EMBOSS is a free open source software analysis package developed for the needs of the molecular biology and bioinformatics user community. The software automatically copes with data in a variety of formats and even allows transparent retrieval of sequence data from the web.
When an alignment of two or more sequences is done by programs in EMBOSS, then the resulting output is written to a simple text file.
Alignment format contains the following specifictaions;
Gaps in sequences
In all EMBOSS alignment formats, gaps that have been introduced into the sequences to make them align are showed by the '-' character.
Head and tail of the format
The majority of the alignment formats (except those that are also standard sequence formats, like fasta or MSF) have a block of information at the start of the alignment describing the program, date, output filename, ID names of the sequences and some of the parameters and statistics of the alignment.
There is also a block of information at the end of the alignment for summary information. This is used by a few programs e.g. merger.
Length
The header block have a parameter “Length”. This is the length of the alignment, including any gaps that have been introduced to construct the alignment.
Identity
The header block have a parameter “Identity”. This is a count of the number of positions over the length of the alignment where all of the residues or bases at that position are identical.
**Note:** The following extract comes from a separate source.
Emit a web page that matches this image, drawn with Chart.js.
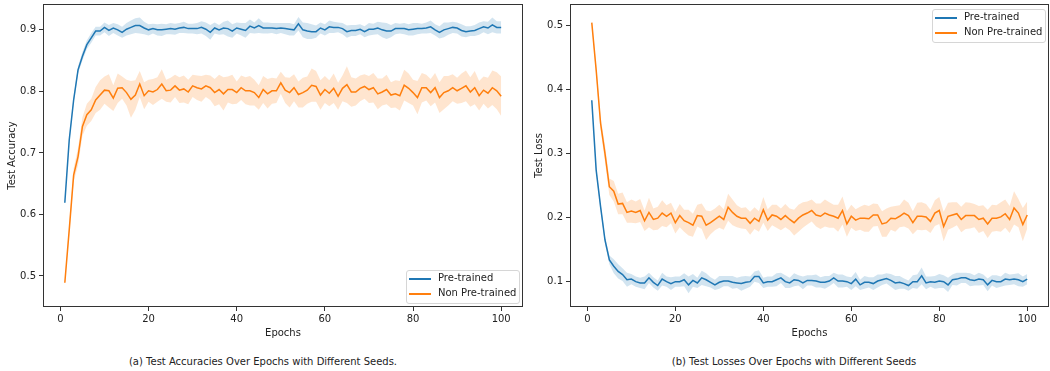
<!DOCTYPE html>
<html>
<head>
<meta charset="utf-8">
<script src="https://cdn.jsdelivr.net/npm/chart.js@4.4.1/dist/chart.umd.min.js"></script>
<style>
  body { margin: 0; background: #fff; font-family: "DejaVu Sans", sans-serif; }
  #page { position: relative; width: 1050px; height: 371px; overflow: hidden; }
  .panel { position: absolute; top: 0; height: 345px; }
  .caption { position: absolute; top: 356px; font-size: 10px; color: #222; white-space: nowrap; transform: translateX(-50%); }
  .legend { position: absolute; background: rgba(255,255,255,0.85); border: 1px solid #d6d6d6; border-radius: 3px; font-size: 10px; color: #222; }
  .legend .item { position: absolute; left: 31px; white-space: nowrap; }
  .legend .swatch { position: absolute; left: -29px; top: 6px; width: 22px; height: 1.5px; }
</style>
</head>
<body>
<div id="page">
  <div class="panel" style="left:0;width:526px"><canvas id="accChart"></canvas></div>
  <div class="panel" style="left:527px;width:523px"><canvas id="lossChart"></canvas></div>

  <div class="legend" style="left:406px;top:270px;width:112px;height:32px">
    <div class="item" style="top:1px"><span class="swatch" style="background:#1f77b4"></span>Pre-trained</div>
    <div class="item" style="top:16px"><span class="swatch" style="background:#ff7f0e"></span>Non Pre-trained</div>
  </div>
  <div class="legend" style="left:932px;top:9px;width:112px;height:32px">
    <div class="item" style="top:1px"><span class="swatch" style="background:#1f77b4"></span>Pre-trained</div>
    <div class="item" style="top:16px"><span class="swatch" style="background:#ff7f0e"></span>Non Pre-trained</div>
  </div>

  <div class="caption" style="left:263px">(a) Test Accuracies Over Epochs with Different Seeds.</div>
  <div class="caption" style="left:794px">(b) Test Losses Over Epochs with Different Seeds</div>
</div>
<script>
const epochs = Array.from({ length: 100 }, (_, i) => i + 1);
const xTicks = [0, 20, 40, 60, 80, 100];
const accTicks = [0.5, 0.6, 0.7, 0.8, 0.9];
const lossTicks = [0.1, 0.2, 0.3, 0.4, 0.5];

const accPre = [
  0.619, 0.721, 0.786, 0.835, 0.857, 0.876, 0.887, 0.898, 0.898, 0.904,
  0.899, 0.903, 0.900, 0.896, 0.901, 0.904, 0.907, 0.907, 0.903, 0.900,
  0.902, 0.900, 0.900, 0.901, 0.902, 0.901, 0.903, 0.904, 0.902, 0.902,
  0.902, 0.904, 0.901, 0.896, 0.903, 0.900, 0.903, 0.902, 0.898, 0.903,
  0.901, 0.899, 0.906, 0.903, 0.907, 0.903, 0.903, 0.903, 0.902, 0.903,
  0.902, 0.901, 0.900, 0.910, 0.900, 0.898, 0.897, 0.897, 0.903, 0.900,
  0.905, 0.904, 0.904, 0.902, 0.897, 0.899, 0.899, 0.901, 0.897, 0.901,
  0.901, 0.903, 0.900, 0.898, 0.898, 0.902, 0.902, 0.902, 0.900, 0.901,
  0.902, 0.902, 0.903, 0.905, 0.900, 0.896, 0.900, 0.902, 0.904, 0.903,
  0.899, 0.897, 0.898, 0.899, 0.902, 0.905, 0.903, 0.908, 0.904, 0.904
];
const accPreStd = [
  0.003, 0.004, 0.005, 0.006, 0.007, 0.007, 0.008, 0.007, 0.007, 0.008,
  0.009, 0.008, 0.009, 0.009, 0.010, 0.011, 0.012, 0.013, 0.010, 0.009,
  0.008, 0.009, 0.010, 0.008, 0.009, 0.009, 0.008, 0.009, 0.008, 0.008,
  0.009, 0.010, 0.011, 0.012, 0.009, 0.008, 0.010, 0.013, 0.011, 0.009,
  0.010, 0.012, 0.011, 0.009, 0.012, 0.009, 0.009, 0.008, 0.009, 0.008,
  0.009, 0.010, 0.009, 0.011, 0.012, 0.013, 0.012, 0.010, 0.009, 0.009,
  0.010, 0.009, 0.008, 0.009, 0.010, 0.009, 0.009, 0.008, 0.009, 0.010,
  0.009, 0.010, 0.012, 0.013, 0.010, 0.009, 0.008, 0.009, 0.009, 0.010,
  0.009, 0.008, 0.009, 0.010, 0.009, 0.010, 0.012, 0.010, 0.009, 0.009,
  0.010, 0.009, 0.008, 0.009, 0.010, 0.009, 0.010, 0.012, 0.010, 0.010
];
const accNon = [
  0.489, 0.575, 0.664, 0.694, 0.743, 0.762, 0.770, 0.786, 0.794, 0.802,
  0.801, 0.789, 0.805, 0.806, 0.798, 0.787, 0.794, 0.812, 0.793, 0.801,
  0.799, 0.803, 0.812, 0.801, 0.802, 0.809, 0.802, 0.804, 0.799, 0.809,
  0.806, 0.804, 0.809, 0.806, 0.798, 0.803, 0.796, 0.803, 0.803, 0.798,
  0.806, 0.801, 0.801, 0.798, 0.790, 0.803, 0.796, 0.801, 0.801, 0.814,
  0.802, 0.798, 0.806, 0.795, 0.798, 0.802, 0.810, 0.808, 0.794, 0.803,
  0.797, 0.805, 0.792, 0.805, 0.811, 0.799, 0.799, 0.805, 0.808, 0.803,
  0.806, 0.796, 0.799, 0.803, 0.794, 0.796, 0.793, 0.810, 0.805, 0.798,
  0.790, 0.806, 0.806, 0.798, 0.806, 0.790, 0.798, 0.801, 0.806, 0.801,
  0.805, 0.809, 0.799, 0.806, 0.793, 0.802, 0.797, 0.806, 0.801, 0.792
];
const accNonStd = [
  0.005, 0.008, 0.011, 0.014, 0.015, 0.018, 0.018, 0.021, 0.024, 0.022,
  0.027, 0.021, 0.024, 0.018, 0.021, 0.030, 0.024, 0.021, 0.022, 0.018,
  0.021, 0.020, 0.024, 0.018, 0.020, 0.018, 0.021, 0.022, 0.020, 0.018,
  0.020, 0.021, 0.018, 0.020, 0.022, 0.024, 0.027, 0.021, 0.024, 0.018,
  0.020, 0.022, 0.024, 0.021, 0.020, 0.022, 0.024, 0.021, 0.020, 0.018,
  0.021, 0.024, 0.022, 0.021, 0.024, 0.022, 0.027, 0.025, 0.024, 0.022,
  0.021, 0.024, 0.022, 0.021, 0.030, 0.024, 0.022, 0.021, 0.020, 0.022,
  0.024, 0.025, 0.022, 0.024, 0.021, 0.022, 0.024, 0.025, 0.024, 0.021,
  0.027, 0.024, 0.021, 0.022, 0.024, 0.025, 0.027, 0.024, 0.022, 0.021,
  0.024, 0.025, 0.024, 0.027, 0.024, 0.022, 0.025, 0.028, 0.030, 0.032
];

const lossPre = [
  0.383, 0.274, 0.217, 0.165, 0.134, 0.124, 0.116, 0.111, 0.103, 0.104,
  0.100, 0.098, 0.098, 0.106, 0.099, 0.094, 0.104, 0.100, 0.097, 0.100,
  0.100, 0.103, 0.095, 0.102, 0.098, 0.106, 0.103, 0.099, 0.095, 0.099,
  0.101, 0.101, 0.099, 0.098, 0.097, 0.099, 0.100, 0.108, 0.108, 0.098,
  0.100, 0.100, 0.103, 0.106, 0.100, 0.098, 0.103, 0.102, 0.098, 0.102,
  0.102, 0.101, 0.099, 0.099, 0.101, 0.106, 0.101, 0.101, 0.100, 0.097,
  0.104, 0.095, 0.099, 0.099, 0.097, 0.101, 0.103, 0.105, 0.102, 0.098,
  0.099, 0.097, 0.094, 0.100, 0.100, 0.109, 0.098, 0.100, 0.099, 0.101,
  0.100, 0.095, 0.103, 0.104, 0.106, 0.106, 0.103, 0.102, 0.104, 0.103,
  0.095, 0.102, 0.100, 0.100, 0.104, 0.103, 0.104, 0.103, 0.100, 0.104
];
const lossPreStd = [
  0.003, 0.005, 0.005, 0.006, 0.007, 0.011, 0.011, 0.010, 0.011, 0.008,
  0.008, 0.008, 0.010, 0.008, 0.008, 0.008, 0.010, 0.008, 0.010, 0.008,
  0.008, 0.010, 0.013, 0.010, 0.008, 0.011, 0.010, 0.008, 0.008, 0.010,
  0.008, 0.008, 0.010, 0.008, 0.011, 0.010, 0.008, 0.008, 0.010, 0.008,
  0.008, 0.008, 0.010, 0.008, 0.010, 0.008, 0.010, 0.008, 0.010, 0.008,
  0.008, 0.010, 0.008, 0.010, 0.008, 0.008, 0.010, 0.010, 0.008, 0.010,
  0.011, 0.008, 0.010, 0.008, 0.010, 0.010, 0.008, 0.008, 0.010, 0.011,
  0.010, 0.008, 0.008, 0.010, 0.011, 0.013, 0.010, 0.008, 0.010, 0.011,
  0.010, 0.011, 0.008, 0.010, 0.008, 0.008, 0.010, 0.008, 0.010, 0.008,
  0.010, 0.008, 0.010, 0.008, 0.010, 0.008, 0.008, 0.010, 0.008, 0.008
];
const lossNon = [
  0.504, 0.430, 0.347, 0.300, 0.248, 0.241, 0.221, 0.222, 0.208, 0.210,
  0.208, 0.211, 0.195, 0.208, 0.197, 0.199, 0.207, 0.202, 0.207, 0.192,
  0.203, 0.195, 0.192, 0.188, 0.203, 0.202, 0.188, 0.192, 0.197, 0.202,
  0.197, 0.216, 0.208, 0.202, 0.199, 0.199, 0.191, 0.199, 0.194, 0.212,
  0.196, 0.204, 0.202, 0.197, 0.203, 0.197, 0.192, 0.199, 0.204, 0.207,
  0.211, 0.204, 0.202, 0.207, 0.204, 0.202, 0.199, 0.211, 0.190, 0.202,
  0.196, 0.199, 0.199, 0.198, 0.204, 0.204, 0.190, 0.192, 0.199, 0.198,
  0.202, 0.207, 0.203, 0.192, 0.202, 0.202, 0.201, 0.194, 0.207, 0.211,
  0.186, 0.202, 0.204, 0.206, 0.197, 0.203, 0.203, 0.203, 0.197, 0.199,
  0.190, 0.199, 0.199, 0.201, 0.206, 0.197, 0.215, 0.207, 0.189, 0.204
];
const lossNonStd = [
  0.004, 0.008, 0.010, 0.013, 0.013, 0.016, 0.016, 0.017, 0.016, 0.018,
  0.017, 0.018, 0.016, 0.023, 0.017, 0.018, 0.020, 0.017, 0.016, 0.017,
  0.018, 0.017, 0.020, 0.018, 0.017, 0.020, 0.023, 0.018, 0.017, 0.018,
  0.016, 0.021, 0.020, 0.017, 0.016, 0.017, 0.018, 0.017, 0.016, 0.020,
  0.017, 0.016, 0.018, 0.017, 0.018, 0.017, 0.020, 0.021, 0.020, 0.018,
  0.017, 0.018, 0.020, 0.021, 0.020, 0.018, 0.021, 0.022, 0.020, 0.018,
  0.017, 0.018, 0.021, 0.020, 0.018, 0.017, 0.020, 0.022, 0.018, 0.020,
  0.017, 0.021, 0.020, 0.018, 0.021, 0.022, 0.020, 0.018, 0.020, 0.021,
  0.023, 0.021, 0.020, 0.018, 0.020, 0.021, 0.020, 0.018, 0.021, 0.020,
  0.022, 0.021, 0.020, 0.023, 0.022, 0.021, 0.026, 0.022, 0.026, 0.021
];

const BLUE = '#1f77b4';
const ORANGE = '#ff7f0e';
const FONT = { family: 'DejaVu Sans', size: 10 };

Chart.defaults.color = '#222';
Chart.defaults.animation = false;

// draws the full matplotlib style frame around the plot area
const framePlugin = {
    id: 'frame',
    afterDraw(chart) {
        const { ctx, chartArea: a } = chart;
        ctx.save();
        ctx.strokeStyle = '#333';
        ctx.lineWidth = 1;
        ctx.strokeRect(Math.round(a.left) + 0.5, Math.round(a.top) + 0.5,
            Math.round(a.right - a.left) - 1, Math.round(a.bottom - a.top) - 1);
        ctx.restore();
    }
};

function toPoints(values) {
    return values.map((v, i) => ({ x: epochs[i], y: v }));
}

function lineSet(label, values, color) {
    return {
        label, data: toPoints(values), borderColor: color, borderWidth: 1.5,
        pointRadius: 0, fill: false, tension: 0
    };
}

function bandSets(values, spread, color) {
    return [
        { label: '_upper', data: toPoints(values.map((v, i) => v + spread[i])),
          borderWidth: 0, pointRadius: 0, fill: false },
        { label: '_lower', data: toPoints(values.map((v, i) => v - spread[i])),
          borderWidth: 0, pointRadius: 0, fill: '-1', backgroundColor: color }
    ];
}

function makeChart(id, yTitle, yMin, yMax, yTicks, rightPad, sets) {
    return new Chart(document.getElementById(id), {
        type: 'line',
        data: { datasets: sets },
        options: {
            responsive: true,
            maintainAspectRatio: false,
            layout: { padding: { top: 4, right: rightPad, left: 0, bottom: 0 } },
            plugins: { legend: { display: false }, tooltip: { enabled: false } },
            scales: {
                x: {
                    type: 'linear', min: -3.95, max: 104.95,
                    afterBuildTicks: s => { s.ticks = xTicks.map(v => ({ value: v })); },
                    afterFit: s => { s.height = 38; s.paddingLeft = 0; s.paddingRight = 0; },
                    grid: { display: true, drawOnChartArea: false, tickLength: 4, color: '#333' },
                    border: { display: false },
                    ticks: { font: FONT, padding: 2, maxRotation: 0 },
                    title: { display: true, text: 'Epochs', font: FONT, padding: { top: 0, bottom: 6 } }
                },
                y: {
                    type: 'linear', min: yMin, max: yMax,
                    afterBuildTicks: s => { s.ticks = yTicks.map(v => ({ value: v })); },
                    afterFit: s => { s.width = 43; s.paddingTop = 0; s.paddingBottom = 0; },
                    grid: { display: true, drawOnChartArea: false, tickLength: 4, color: '#333' },
                    border: { display: false },
                    ticks: { font: FONT, padding: 3, callback: v => v.toFixed(1) },
                    title: { display: true, text: yTitle, font: FONT, padding: { top: 6, bottom: 0 } }
                }
            }
        },
        plugins: [framePlugin]
    });
}

makeChart('accChart', 'Test Accuracy', 0.4496, 0.942, accTicks, 3, [
    lineSet('Pre-trained', accPre, BLUE),
    lineSet('Non Pre-trained', accNon, ORANGE),
    ...bandSets(accPre, accPreStd, 'rgba(31,119,180,0.2)'),
    ...bandSets(accNon, accNonStd, 'rgba(255,127,14,0.2)')
]);

makeChart('lossChart', 'Test Loss', 0.0605, 0.533, lossTicks, 1, [
    lineSet('Pre-trained', lossPre, BLUE),
    lineSet('Non Pre-trained', lossNon, ORANGE),
    ...bandSets(lossPre, lossPreStd, 'rgba(31,119,180,0.2)'),
    ...bandSets(lossNon, lossNonStd, 'rgba(255,127,14,0.2)')
]);
</script>
</body>
</html>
It is followed by “/___” - the length of the alignment and “(___%)” - the percentage of positions in the alignment where there are identities.
Similarity
This parameter shows the count of the number of positions over the length of the alignment where >= ___% of the residues or bases at that position are similar.
Any two residues or bases are defined as similar when they have positive comparisons (as defined by the comparison matrix being used in the alignment algorithm).
It is followed by “/___” - the length of the alignment and “(___%)” - the percentage of positions in the alignment where there are similarities.
Usually, the sum of identical and similar positions is greater than 100%. This is because the count of similar positions includes the count of identical positions; if residues are identical, they must also be similar.
Gaps
The header block have a parameter of “Gaps” that shows a count of the number of positions over the length of the alignment where there are one or more sequences with a gap.
It is followed by “/___” - the length of the alignment and “(___%)” - the percentage of positions in the alignment where there are gaps.
Score
The header block may also have a “Score” parameter that describes the score used by the program that calculated the alignment to determine which is the best possible alignment to report.
The algorithm that was used to derive the score is not part of the alignment formatting routines.
Markup Line
The markup line is the line commonly placed between a pairwise alignment or at the bottom of alignments of 3 or more sequences that shows where sequences are mismatched, gapped, identical or similar.
In general the markup line uses a space for a mismatch or a gap, '.' for any small positive score, ':' for a similarity which scores more than 1.0, and '|' for an identity where both sequences have the same residue regardless of its score ('W' matching 'W' scores much more than 'L' matching 'L' because a conserved tryptophan is more significant than a conserved leucine).